Два маленьких буксира весь день снуют туда-сюда по гавани, часто вытаскивая какой-нибудь трехмачтовик, который они нашли в заливе; и в тот момент, когда я пишу, большой немецкий барк с зеленым корпусом стоит у одного причала; голландский тьялк — у другого; и множество каботажных судов вонзают свои мачты, реи и снасти в вечернее небо и делают его еще более чудесным. А на одной из верфей огромная шхуна, на путь которой месяц назад в Ла-Манше случайно наткнулся военный корабль, оснащается новым бушпритом и носом; и поскольку бушприт, который оставил ей военный корабль, напоминает березовую метлу, нет сомнений, что они ей нужны.

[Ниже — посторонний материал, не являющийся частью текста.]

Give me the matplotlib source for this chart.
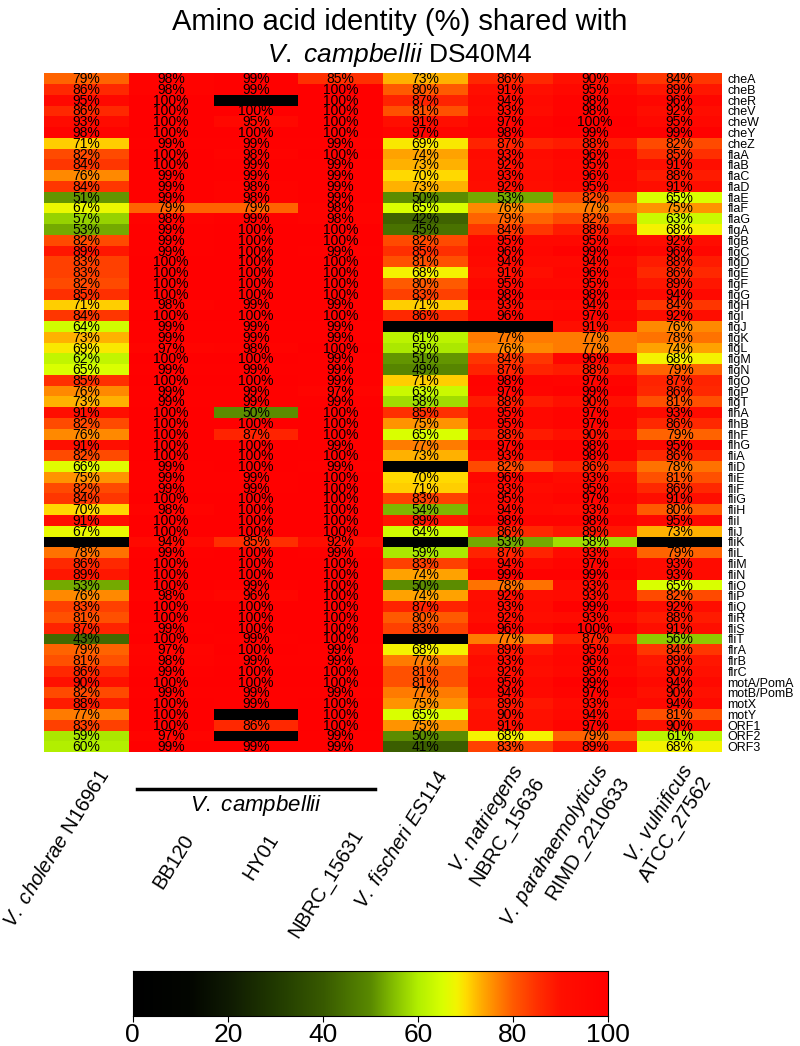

У меня был небольшой разговор с одним из синих джемперов о контрабанде. Он, как и я, вспоминал прошлое с некоторым сожалением. «У меня нет претензий к небольшой контрабанде, — сказал он своим ласкающим, богатым южным голосом. — Никакого вреда в контрабанде, говорю я. Я не говорю, что сам не занимался этим в свое время. Я не говорю, что у меня были бы возражения против того, чтобы в любой день сбегать на Гернси и привезти обратно тонну бочонков. Но трудность в том, что с ними делать? И вы бы выглядели такими бледными, если бы вас поймали». «Верно, — сказал я, — но разве там нет безопасных мест для высадки?» — махнул я рукой в сторону южных границ этой обширной и таинственной гавани, такой богатой бухтами и песчаными берегами. «Да, — сказал он, — да. Но не в этом дело. Вы не могли бы сделать это в одиночку: вот в чем настоящая проблема. А в контрабанде нельзя никому доверять. Нет, — сказал он, — даже собственному брату. Не в контрабанде».
Мус Пенфолд — и Билли
Каждый человек, каким бы не наблюдательным или неспособным к сопоставлению опыта он ни был, должен чему-то научиться в течение своей жизни. Какой-то мелочи. Обстоятельства заставят его это понять. И истина, которая только что была навязана мне, такова: одалживать свою овчарку пастуху — глупое дело по той простой причине, что пастух немедленно, коварно и верно сделает ее своей. Вы можете вернуть ее вечером, приласкать, назвать «Хороший старый Боб, ну же!», получить ее вялые ласки и покормить ее; но она больше не будет вашей. То есть ее душа больше не будет вашей, как бы вы ни лелеяли оболочку. Причина двояка: во-первых, овчарка — благородное животное, которое предпочитает работу лени, а хозяина — владельцу; и, во-вторых, пастухи — умные люди, скрывающие под простой внешностью много проницательности и совсем немного хитрости.